Continuo sem saber o que aconteceu aos bizantinos depois da conquista turca de 1453, coisa que sucedeu já depois de termos tomado Ceuta e de termos chegado à ilha da Madeira, quando o Diogo Cão semeava padrões na foz do Congo e um pouco antes de Bartolomeu Dias morrer tentando, varando a Boa Esperança que, para ele, foi, definitivamente, a Tormenta. Por mim, não sou accionista de nada, nem de uma simples mula da cooperativa, apenas tendo quota na Pátria Portuguesa, SARL, que já foi nome de seguradora de responsabilidade limitada, antes de haver PRACE, embora reconheça que nos falta uma governança do bem comum, livre da finança e dos partidos.




Por outras palavras, em Portugal, a questão da economia continua a ser uma questão de finanças, porque a história do orçamento lusitano persiste em ser uma história de défice. Tal como a questão política continua a ser uma questão de um clube de reservado direito de admissão, isto é, uma assunto próprio daqueles directórios partidários que também vão decidir se o povo referendará, ou não, o Tratado de Lisboa.


Assim, eis que o Estado e o Mercado se vão parasitando, porque continua o regime salazarento de uma economia privada que não brota da livre concorrência do mercado, mas do proteccionismo e do condicionamento, que agora é meramente comercial, entre casinos e hipermercados, sem partidas para o "rally Dakar" do senhor João dos Lagos. Porque a nossa economia é típica das lojas dos trezentos, sendo mais modernização pelo consumo do que indústria, enquanto produção, à boa maneira do Oliveira de Figueira.
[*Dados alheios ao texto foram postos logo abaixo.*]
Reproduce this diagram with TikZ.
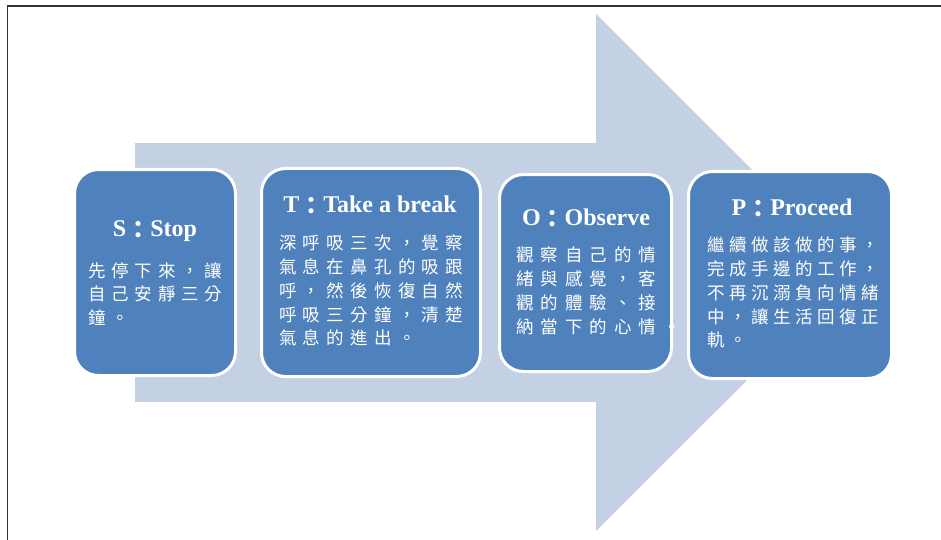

Isto é, gerimos pesadas heranças de uma rotina que rejeita a revolução da meritocracia e da consequente organização do trabalho nacional e continuamos em ditadura da incompetência. Porque totalmente complacentes face ao que vem da integração europeia, dos negócios da China e da globalização, não temos espaço para prémios de criatividade, invenção e produtividade individuais. Somos quem sempre fomos, uma virgem cauda da complacente Europa, em risco de sermos violados pelas turquias da Mitteleuropa e do próprio Leste, donde não enxergamos luz.


Maomé surgiu quase na mesma altura em que findavam as reformas do imperador Justiniano. Isto é, o Islão nasceu quando os bizantinos estavam no apogeu e não discutiam o sexo dos anjos. E apenas recordo que todas as grandes civilizações são filosoficamente contemporâneas, tal como todas as histórias nacionais são feitas de luz e de sombra. Até Ataturk, apesar de modernizante, sempre foi autoritário, mas não mandava afixar os seus artigos sobre a reforma da administração pública nas paredes do bar da mesquita, coisa que nem sequer faz o Alberto João Jardim, que é tão madeirense quanto Joe Berardo, até porque este, ao menos, tem que pagar, com juros, o empréstimo que obteve da CGD... Turcos por turcos, sempre prefiro o Ataturk.